Let’s say that, like me, you want a 15% average annual return on your money. Let’s also assume that you would ideally like to hold your company for at least twenty years-assuming you could continue to earn 15% for all twenty years. If that’s the case, then we need to know what to pay today to earn 15% on tomorrow’s cash.

The Future Cash

The key to valuing a business is projecting, with a degree of accuracy, the future cash that a business can produce. Difficult? Yes. Most companies do not have steady, consistent operations that lend themselves to accurate, or comfortable, valuations. If the company’s operations are a roller coaster ride-up and down in an unpredictable cycle-it is nearly impossible to predict the future cash because there is no reason or data supporting your valuation.

If, however, a business has consistently and steadily grown its owner earnings for a decade or more, and assuming the business has not recently undergone a radical change, then it is possible to have confidence in your predictions and value calculation. The more consistent the numbers have been, the more confidence you can have.

What Is Consistency?

Consistency is not a firm, annual yardstick by which we measure the success of a company. When we look for consistency, we should look less at the actual numbers, and more at a chart of that consistency. It is easy to look at a set of data and quickly deduce that there is no consistency. However, a chart will allow you to better visualize your company in a long-term timeframe without focusing on a single year’s performance.

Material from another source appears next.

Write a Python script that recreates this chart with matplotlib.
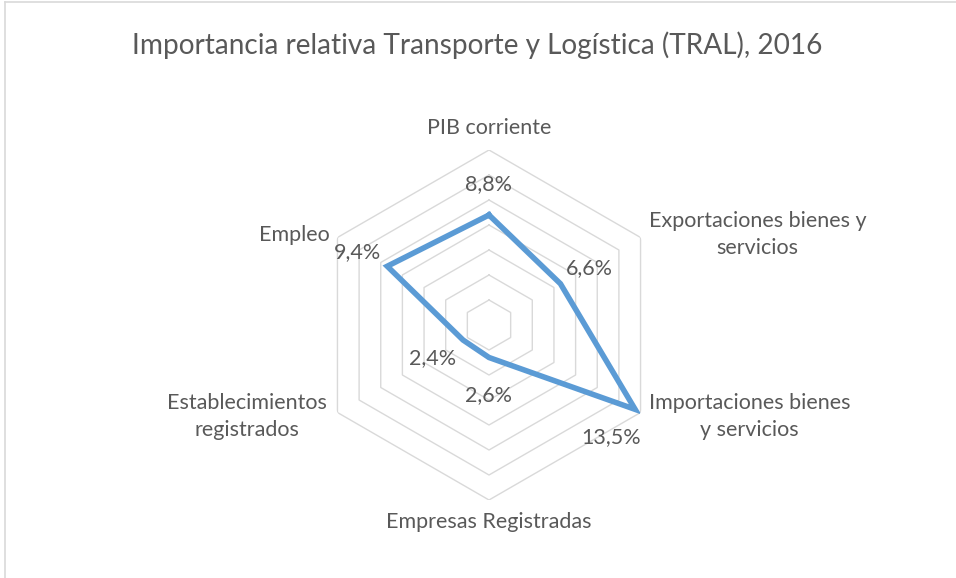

One need not look further than Buffett’s legendary purchase of Coca-Cola in 1988. At first glance, the owner earnings from 1978 through 1987 looked as inconsistent as they come, first dropping 14% from ’78 to ’79, then growing 100%, then 2%, 9%, 31%, 29%, -2%, 68%, and finally up 3% in 1987 from 1986’s level. Where’s the consistency? Look at the graph below to find it:

The green line is the actual owner earnings. The black line is a trend line. Coca-Cola’s owner earnings were practically married to the straight trend line. Sure, they strayed a bit, but no company will be spot on. This is about as consistent as they come. What’s inconsistent you ask? Take a look at Campbell Soup below:

Need I say more? Perhaps you can value and own this company. I don’t want to work that hard.

Projecting Cash

Okay-you know your company’s cash has been steady and predictable. Let’s say it has grown about 14% a year. To find that, of course, you’ve looked at multiple timeframes throughout the ten years. Let’s also say that your company had $10,000 of owner earnings in 2007. Based on its consistent past and operations, you may reasonably expect it to generate $11,400 (14% more) in 2008.

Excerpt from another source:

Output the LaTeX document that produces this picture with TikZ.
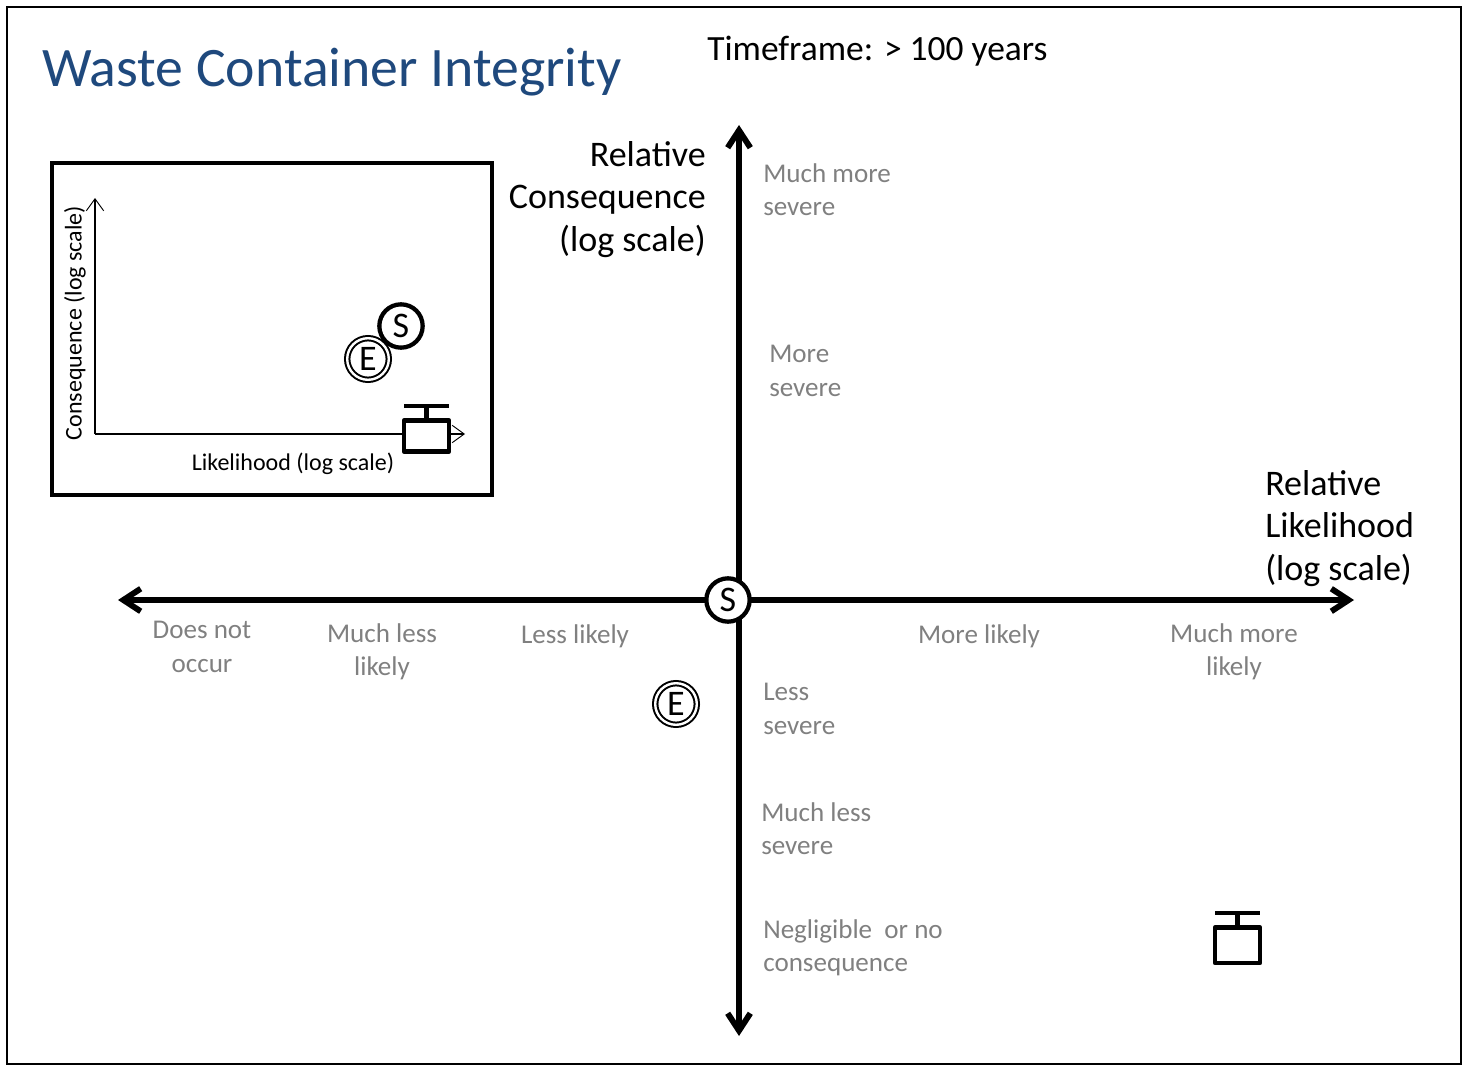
\documentclass[tikz,border=0pt]{standalone}
\usepackage{fontspec}
\setmainfont{Carlito}
\usetikzlibrary{arrows.meta}
\definecolor{titleblue}{RGB}{31,73,125}
\definecolor{tickgray}{RGB}{128,128,128}
\tikzset{
  axisline/.style={line width=4.4pt,-{Straight Barb[length=13pt,width=17pt,line width=4.4pt]}},
  insetaxis/.style={line width=0.9pt,-{Straight Barb[length=9pt,width=13pt,line width=0.7pt]}},
  tick/.style={text=tickgray,font=\fontsize{20.3}{25}\selectfont,align=center,inner sep=0pt},
  ticklft/.style={tick,align=left},
  axistitle/.style={font=\fontsize{27}{32}\selectfont,inner sep=0pt},
  scen/.style={circle,draw,fill=white,inner sep=0pt,font=\fontsize{27}{27}\selectfont},
  scenS/.style={scen,minimum size=32.5pt,line width=3.2pt},
  scenE/.style={scen,minimum size=31.2pt,line width=1.5pt,double,double distance=1.8pt},
  contbox/.style={line width=3.4pt,line join=round},
  pics/container/.style={code={
    \draw [contbox,fill=white] (-22.5,0) rectangle (22.5,#1);
    \draw [contbox] (0,0) -- (0,-14.5);
    \draw [contbox] (-22.5,-14.5) -- (22.5,-14.5);
  }}
}
\begin{document}
\begin{tikzpicture}[x=0.75pt,y=-0.75pt]
\useasboundingbox (0,0) rectangle (1463,1066);
\node [draw,line width=1.6pt,minimum width=1091pt,minimum height=793pt,inner sep=0pt] (frame) at (734,535.5) {};
\node [anchor=west,text=titleblue,font=\fontsize{41.8}{44}\selectfont,inner sep=0pt] (title) at (42,72) {Waste Container Integrity};
\node [anchor=west,font=\fontsize{26.6}{30}\selectfont,inner sep=0pt] (time) at (707,51) {Timeframe: > 100 years};
% main axes
\coordinate (xleft) at (118,600);
\coordinate (xright) at (1354,600);
\coordinate (ytop) at (739,125);
\coordinate (ybot) at (739,1036);
\coordinate (xmid) at (728,600);
\draw [axisline] (739,600) -- (ytop);
\draw [axisline] (739,600) -- (ybot);
\draw [axisline] (xmid) -- (xleft);
\draw [axisline] (xmid) -- (xright);
\node [axistitle,anchor=north east,align=right] (ycap) at (706,141) {Relative\\Consequence\\(log scale)};
\node [axistitle,anchor=north west,align=left] (xcap) at (1265,470) {Relative\\Likelihood\\(log scale)};
% ticks
\node [tick] (t1) at (202,647) {Does not\\occur};
\node [tick] (t2) at (382,652) {Much less\\likely};
\node [tick] (t3) at (575,636) {Less likely};
\node [tick] (t4) at (979,636) {More likely};
\node [tick] (t5) at (1234,652) {Much more\\likely};
\node [ticklft,anchor=west] (t6) at (763,190) {Much more\\severe};
\node [ticklft,anchor=west] (t7) at (769,371) {More\\severe};
\node [ticklft,anchor=west] (t8) at (763,709) {Less\\severe};
\node [ticklft,anchor=west] (t9) at (761,829) {Much less\\severe};
\node [ticklft,anchor=west] (t10) at (763,948) {Negligible~ or no\\consequence};
% scenarios
\node [scenS] (s) at (728,600) {S};
\node [scenE] (e) at (676,704) {E};
\pic at (1237.5,927.5) {container=35.5};
% inset
\node [draw,line width=2.5pt,minimum width=330pt,minimum height=249pt,inner sep=0pt] (inset) at (272,329) {};
\coordinate (orig) at (95,434);
\coordinate (ix) at (465,434);
\coordinate (iy) at (95,198);
\draw [insetaxis] (orig) -- (ix);
\draw [insetaxis] (orig) -- (iy);
\node [font=\fontsize{18}{20}\selectfont,rotate=90,inner sep=0pt] (ilab) at (75,323) {Consequence (log scale)};
\node [font=\fontsize{18}{20}\selectfont,inner sep=0pt] (xlab) at (293,464) {Likelihood (log scale)};
\node [scenE] (e2) at (368,359) {E};
\node [scenS] (s2) at (401,326) {S};
\pic at (426.5,420.5) {container=31};
\end{tikzpicture}
\end{document}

Why can you say that? Though business is very fast paced, businesses move like snails. They usually do not grow consistently for ten years-and then change course on a dime. Nor do they often swing up and down, and then turn into “old reliable” in a year. If your business has been consistent, you can reasonably expect it to stay that way. As you check in on it in the future, if you find things to be otherwise, you can take the appropriate action (buy more, sell, or hold).

Buying The Cash

At the beginning of this discussion, we assumed a 15% growth rate. That means we can not buy the company’s $11,400 in excess cash for $11,400. We have to figure out what price we can pay today to earn 15% for one year and end up with $11,400. Fortunately, Excel® can do the leg work for us. To buy 2008’s $11,400, we can pay $9,913.04 today and earn 15%.

Do the same thing for 2009 through 2015, growing the cash at 14% and then “discounting” it back to today at 15%. Then, for years 2016 through 2025, use a 5% growth rate in cash, and then discount it back at 15%. Add up all of your “discounted cash flows” and you’ll have the price at which you can buy the projected cash and earn 15% a year for 20 years.

Add It Up

You know the net worth. You have a reasonable expectation of the cash flows and you have a purchase price. Add them up. Now, you have a company value. Three questions remain:

  1. Is it a wonderful company?
  2. How confident am I in my valuation?
  3. How much money should I invest?

Only you can answer those. And that, my friend, is how you value a business.